UK Group Plans First Large-Scale Liquid Air Energy Storage Plant

The title of this post, is the same as that of this article on the FT.

This is the first paragraph.

Highview Power is attempting to raise £400mn to fund project with capacity to supply 600,000 homes.


  1. This battery will have an output of 30 MW and a storage capacity of 300 MWh.
  2. The battery will be built at Carrington, near Manchester.
  3. Highview Power hope it will be opened by the end of 2024.
  4. It appears that the £400 million will also be used to start the engineering for another four batteries.

The article gives a detailed history of the company.

November 15, 2022 - Posted by | Energy, Energy Storage | , ,


  1. Hm, they’ve been talking about this for some time now. According to their website, the Carrington plant is ‘underway’, but now they’re saying they haven’t even got the finance yet?

    Comment by Peter Robins | November 15, 2022 | Reply

    • I have heard very good reports of Rupert Pearce from a couple of trusted sources.

      Judging by the amateurish web site, I suspect he found a rather chaotic company and only now has he started to get the act together. Carlton certainly seem to be a professional bunch.

      Comment by AnonW | November 15, 2022 | Reply

      • disappointing though. Last year they were saying it would be operational this year – and now in 2 years time.
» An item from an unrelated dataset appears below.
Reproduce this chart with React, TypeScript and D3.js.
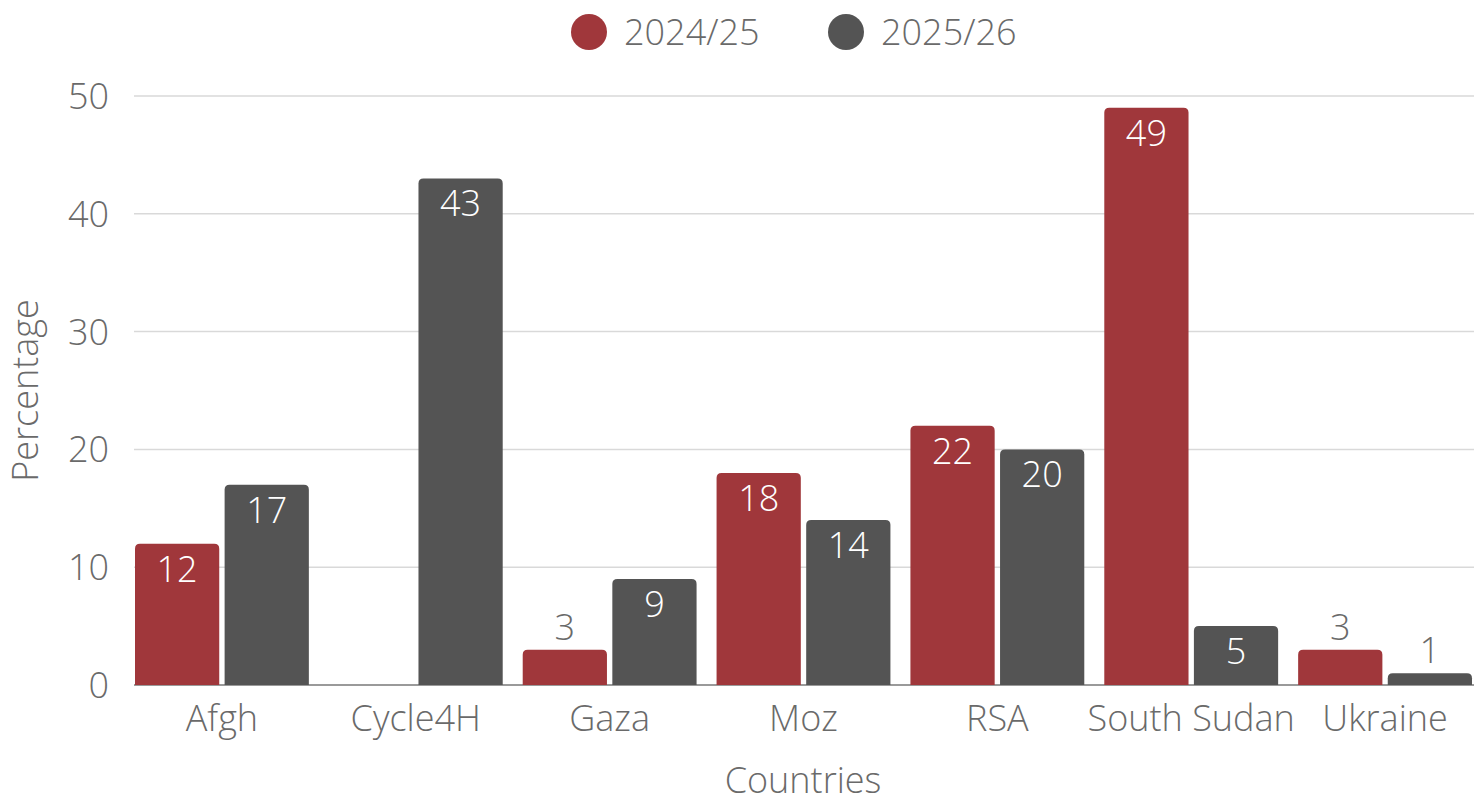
import * as d3 from "d3";

const countries = ["Afgh", "Cycle4H", "Gaza", "Moz", "RSA", "South Sudan", "Ukraine"];
const seriesNames = ["2024/25", "2025/26"];
const values2024: (number | null)[] = [12, null, 3, 18, 22, 49, 3];
const values2025: (number | null)[] = [17, 43, 9, 14, 20, 5, 1];
const yTicks = [0, 10, 20, 30, 40, 50];
const colors = ["#A0373B", "#545454"];

const W = 1480;
const H = 800;
const plot = { left: 134, right: 1474, top: 96, bottom: 685 };
const font = "'Open Sans', sans-serif";
const textColor = "#6a6a6a";
const fs = 36;

function topRounded(x: number, y: number, w: number, h: number, r: number) {
  const rr = Math.min(r, h, w / 2);
  return `M${x},${y + h}V${y + rr}Q${x},${y} ${x + rr},${y}H${x + w - rr}Q${x + w},${y} ${x + w},${y + rr}V${y + h}Z`;
}

export default function App() {
  const x0 = d3.scaleBand<string>().domain(countries).range([125, 1482]);
  const x1 = d3.scaleBand<string>().domain(seriesNames).range([10, x0.bandwidth() - 10]).paddingInner(0.06);
  const y = d3.scaleLinear().domain([0, 50]).range([plot.bottom, plot.top]);
  const series = [values2024, values2025];

  return (
    <svg width={W} height={H} style={{ display: "block", position: "absolute", left: 0, top: 0 }} fontFamily={font} fontWeight={300}>
      <rect width={W} height={H} fill="#fff" />
      {/* legend */}
      {seriesNames.map((s, i) => {
        const cx = i === 0 ? 589 : 846;
        return (
          <g key={s}>
            <circle cx={cx} cy={32} r={18} fill={colors[i]} />
            <text x={cx + 35} y={32} dy="0.36em" fontSize={fs} fill={textColor}>{s}</text>
          </g>
        );
      })}
      {/* grid */}
      {yTicks.map((t) => (
        <g key={t}>
          <line x1={plot.left} x2={plot.right} y1={y(t)} y2={y(t)} stroke={t === 0 ? "#9a9a9a" : "#d9d9d9"} strokeWidth={t === 0 ? 2 : 1.5} />
          <text x={109} y={y(t)} dy="0.36em" textAnchor="end" fontSize={fs} fill={textColor}>{t}</text>
        </g>
      ))}
      {/* bars */}
      {countries.map((c, ci) => (
        <g key={c} transform={`translate(${x0(c)},0)`}>
          {series.map((vals, si) => {
            const v = vals[ci];
            if (v == null) return null;
            const bx = x1(seriesNames[si])!;
            const bw = x1.bandwidth();
            const top = y(v);
            const h = plot.bottom - top;
            const inside = h > 40;
            return (
              <g key={si}>
                <path d={topRounded(bx, top, bw, h, 5)} fill={colors[si]} />
                <text
                  x={bx + bw / 2}
                  y={inside ? top + 25 : top - 23}
                  dy="0.36em"
                  textAnchor="middle"
                  fontSize={fs}
                  fill={inside ? "#fff" : textColor}
                >
                  {v}
                </text>
              </g>
            );
          })}
          <text x={x0.bandwidth() / 2} y={718} dy="0.36em" textAnchor="middle" fontSize={fs} fill={textColor}>{c}</text>
        </g>
      ))}
      <text x={803} y={780} dy="0.36em" textAnchor="middle" fontSize={fs} fill={textColor}>Countries</text>
      <text transform={`translate(25,${(plot.top + plot.bottom) / 2}) rotate(-90)`} dy="0.36em" textAnchor="middle" fontSize={fs} fill={textColor}>Percentage</text>
    </svg>
  );
}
Perhaps it would be better if they were taken over by one of the large oil/gas/chemical companies, who would have the finance, engineering and management skills to develop the tech at a large scale.

        Comment by Peter Robins | November 15, 2022

      • You don’t get any bigger than Sumitomo and they must own a noticeable share.

        Comment by AnonW | November 15, 2022

  2. Whatever happened to the projects Highview were promoting only a couple of months ago that ….”will be built at a breakneck speed of two to three a year during the 2020s, with a target of 20 sites able to provide almost 6GW of back-up electricity”.
    Pearce has had his new management team in place since July/August so they’ve no excuses to still be putting out such a confusing rhetoric.
    Remember that Pearce was selected “on the rebound” following the withdrawal of the headhunted new CEO who was selected to start at the beginning of this year having flirted with Columbia Capital a venture capital fund.
    I’m beginning to wonder whether Pearce is in reality more focussed on other things .

    Comment by fammorris | November 15, 2022 | Reply

  3. However, I have no worries about the technology, as many years ago, I modelled a complex chemical reaction on similar lines. Unfortunately, like my work with Balaena, it never saw the light of day. With Balaena the patents can be found in dead patent databases, but there is no evidence of the other.

    Some of these projects have very strange gestations. Many ears ago, I did some data analysis for British Rail about cable breaks. Recently, the son of one of the engineers, I worked with, contacted me, as he was now working for Network Rail on a similar project.

    Comment by AnonW | November 15, 2022 | Reply

  4. I agree with you that the LAES technology looks very promising and that good ideas sometimes spend many years ‘in the long grass’ before emerging. I wonder however if there are lessons that could be learnt about the successful promotion of nascent technology that would project its potential more effectively than the practice of feeding an indiscriminate media machine.

    Comment by fammorris | November 16, 2022 | Reply

    • There is a bit of a chicken/egg situation with all such new technologies. Project financiers like a proven track record, so they know what returns they can expect from their investment. This is now well established for wind and solar. But new tech can’t provide that until they’ve built some pilot plants to establish what costs/income are likely to be. So they need venture capital to set that up.

      As the FT article notes, projects like LAES are expensive to build. I had thought that Highview already had the finance for the Carrington plant (in fact, that it was about to start operating), but it seems that’s not the case. I’ve been looking for the status on their progress in other countries, such as Spain, where they supposedly have an agreement with a leading energy company. But I couldn’t find anything recent, so I’m starting to wonder whether that’s hot air too.